If we stay with the idea of looking at the RB as a “how to” (deal with these times) book a little longer, then Jung suggests the absolute necessity of “refinding the soul”( p.231). Not the idea of soul as it has been co-opted by religious institutions, but the very private soul (or psyche if you prefer). Our core that is capable of the most terrible suffering and the most ecstatic bliss. It is the expression of our shared humanity, which connects us to the larger world soul, the anima mundi. The soul in us feels, connects, longs for, desires. It finds and creates beauty. Cynicism, political games and unbalanced ambition are lethal to soul.

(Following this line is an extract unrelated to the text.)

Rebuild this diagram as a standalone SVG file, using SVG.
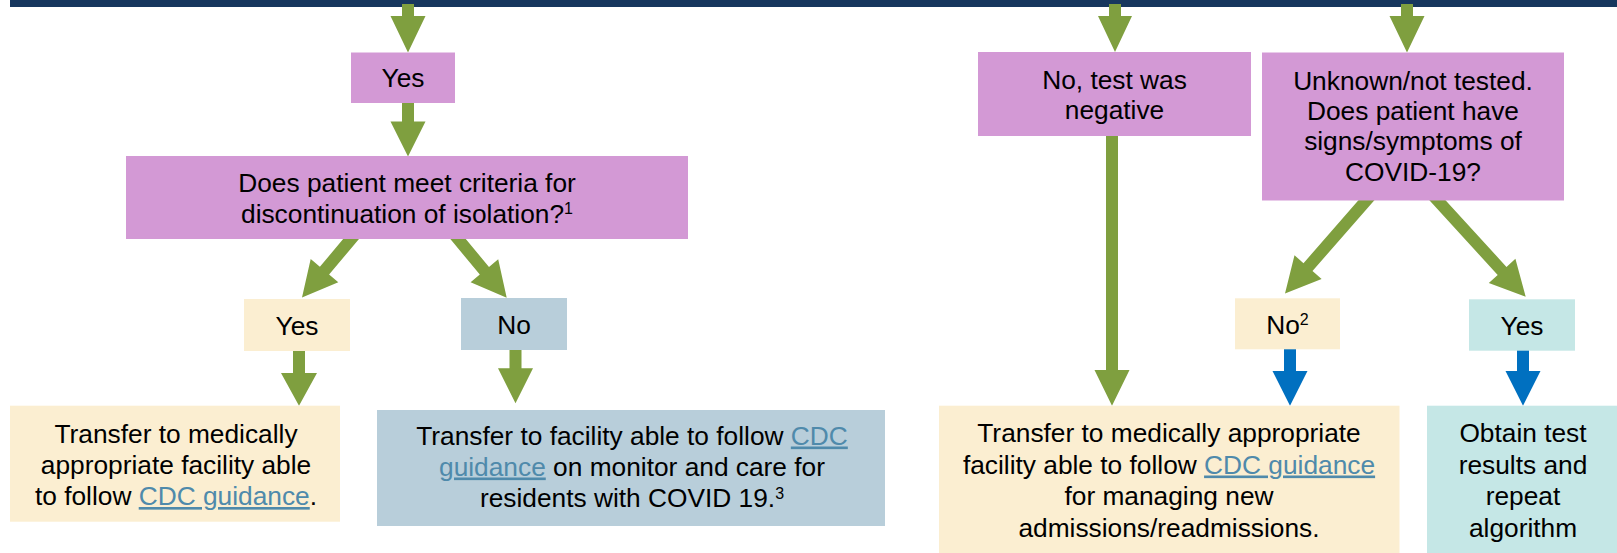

Jung writes:” He could find his soul in desire itself, but not in the objects (italics mine) of desire. If he possessed his desire, and his desire did not possess him, he would lay a hand on his soul, since his desire is the image and the expression of the soul. If we possess the image of a thing, we possess half the thing. The image of the world is half the world” (p.232). Jung develops here what is to become a hallmark of his work: an appreciation for the power of the imagination, the true alchemical imagination that creates and transforms worlds.
Looking back out into our blood stained, violent and cynical world as we spin (out of control?) towards 2012, it is our courage and willingness to follow the soul’s imagination that could change the trajectory of our current path of destruction, for nothing is ever written in stone.